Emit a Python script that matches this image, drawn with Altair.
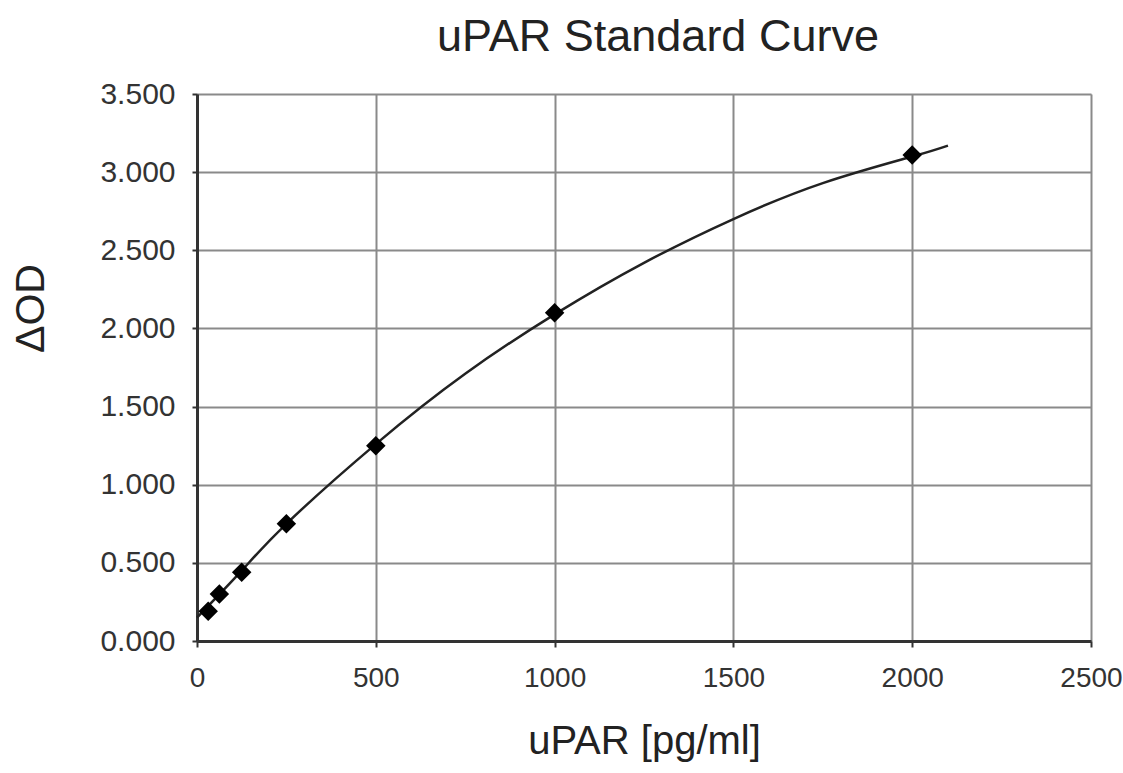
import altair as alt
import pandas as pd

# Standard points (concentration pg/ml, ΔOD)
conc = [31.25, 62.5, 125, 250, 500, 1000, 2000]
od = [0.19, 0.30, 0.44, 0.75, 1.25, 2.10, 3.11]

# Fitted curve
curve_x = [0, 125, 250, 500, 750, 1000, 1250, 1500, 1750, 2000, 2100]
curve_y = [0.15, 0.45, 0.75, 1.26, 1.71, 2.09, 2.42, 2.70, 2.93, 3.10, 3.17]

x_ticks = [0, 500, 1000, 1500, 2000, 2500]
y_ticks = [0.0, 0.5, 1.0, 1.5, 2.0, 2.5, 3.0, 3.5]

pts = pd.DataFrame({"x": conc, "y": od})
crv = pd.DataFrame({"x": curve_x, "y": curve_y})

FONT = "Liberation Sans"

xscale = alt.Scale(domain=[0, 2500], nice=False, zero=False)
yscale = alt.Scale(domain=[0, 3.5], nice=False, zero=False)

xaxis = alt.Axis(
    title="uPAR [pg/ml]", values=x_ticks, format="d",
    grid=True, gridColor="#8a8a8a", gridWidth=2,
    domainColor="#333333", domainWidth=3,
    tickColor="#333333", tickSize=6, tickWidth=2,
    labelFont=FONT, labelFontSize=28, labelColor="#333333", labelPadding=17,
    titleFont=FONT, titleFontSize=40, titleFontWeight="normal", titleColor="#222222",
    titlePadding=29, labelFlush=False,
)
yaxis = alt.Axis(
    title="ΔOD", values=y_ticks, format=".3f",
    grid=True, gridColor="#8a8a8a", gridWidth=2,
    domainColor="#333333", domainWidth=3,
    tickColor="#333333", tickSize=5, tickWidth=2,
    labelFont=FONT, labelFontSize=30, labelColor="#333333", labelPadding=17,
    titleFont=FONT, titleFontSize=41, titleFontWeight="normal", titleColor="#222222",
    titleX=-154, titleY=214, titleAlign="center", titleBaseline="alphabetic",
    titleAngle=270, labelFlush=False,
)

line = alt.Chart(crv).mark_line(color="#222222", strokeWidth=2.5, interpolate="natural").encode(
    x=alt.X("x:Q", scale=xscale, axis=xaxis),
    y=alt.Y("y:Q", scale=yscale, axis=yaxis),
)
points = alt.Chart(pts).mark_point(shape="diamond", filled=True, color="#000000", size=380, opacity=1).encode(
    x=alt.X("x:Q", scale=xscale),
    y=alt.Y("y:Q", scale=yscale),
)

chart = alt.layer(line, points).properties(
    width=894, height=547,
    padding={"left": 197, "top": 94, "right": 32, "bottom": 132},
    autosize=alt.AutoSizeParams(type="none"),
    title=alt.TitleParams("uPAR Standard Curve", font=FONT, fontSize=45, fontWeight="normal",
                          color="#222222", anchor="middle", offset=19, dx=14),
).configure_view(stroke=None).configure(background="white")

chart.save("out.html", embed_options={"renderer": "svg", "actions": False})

|---|

▸ Aim
Take the listing and print it again exactly, but without any pictures.

▸ Completed exercise
Emit a Python script that matches this image, drawn with Altair.
import altair as alt
import pandas as pd

# Standard points (concentration pg/ml, ΔOD)
conc = [31.25, 62.5, 125, 250, 500, 1000, 2000]
od = [0.19, 0.30, 0.44, 0.75, 1.25, 2.10, 3.11]

# Fitted curve
curve_x = [0, 125, 250, 500, 750, 1000, 1250, 1500, 1750, 2000, 2100]
curve_y = [0.15, 0.45, 0.75, 1.26, 1.71, 2.09, 2.42, 2.70, 2.93, 3.10, 3.17]

x_ticks = [0, 500, 1000, 1500, 2000, 2500]
y_ticks = [0.0, 0.5, 1.0, 1.5, 2.0, 2.5, 3.0, 3.5]

pts = pd.DataFrame({"x": conc, "y": od})
crv = pd.DataFrame({"x": curve_x, "y": curve_y})

FONT = "Liberation Sans"

xscale = alt.Scale(domain=[0, 2500], nice=False, zero=False)
yscale = alt.Scale(domain=[0, 3.5], nice=False, zero=False)

xaxis = alt.Axis(
    title="uPAR [pg/ml]", values=x_ticks, format="d",
    grid=True, gridColor="#8a8a8a", gridWidth=2,
    domainColor="#333333", domainWidth=3,
    tickColor="#333333", tickSize=6, tickWidth=2,
    labelFont=FONT, labelFontSize=28, labelColor="#333333", labelPadding=17,
    titleFont=FONT, titleFontSize=40, titleFontWeight="normal", titleColor="#222222",
    titlePadding=29, labelFlush=False,
)
yaxis = alt.Axis(
    title="ΔOD", values=y_ticks, format=".3f",
    grid=True, gridColor="#8a8a8a", gridWidth=2,
    domainColor="#333333", domainWidth=3,
    tickColor="#333333", tickSize=5, tickWidth=2,
    labelFont=FONT, labelFontSize=30, labelColor="#333333", labelPadding=17,
    titleFont=FONT, titleFontSize=41, titleFontWeight="normal", titleColor="#222222",
    titleX=-154, titleY=214, titleAlign="center", titleBaseline="alphabetic",
    titleAngle=270, labelFlush=False,
)

line = alt.Chart(crv).mark_line(color="#222222", strokeWidth=2.5, interpolate="natural").encode(
    x=alt.X("x:Q", scale=xscale, axis=xaxis),
    y=alt.Y("y:Q", scale=yscale, axis=yaxis),
)
points = alt.Chart(pts).mark_point(shape="diamond", filled=True, color="#000000", size=380, opacity=1).encode(
    x=alt.X("x:Q", scale=xscale),
    y=alt.Y("y:Q", scale=yscale),
)

chart = alt.layer(line, points).properties(
    width=894, height=547,
    padding={"left": 197, "top": 94, "right": 32, "bottom": 132},
    autosize=alt.AutoSizeParams(type="none"),
    title=alt.TitleParams("uPAR Standard Curve", font=FONT, fontSize=45, fontWeight="normal",
                          color="#222222", anchor="middle", offset=19, dx=14),
).configure_view(stroke=None).configure(background="white")

chart.save("out.html", embed_options={"renderer": "svg", "actions": False})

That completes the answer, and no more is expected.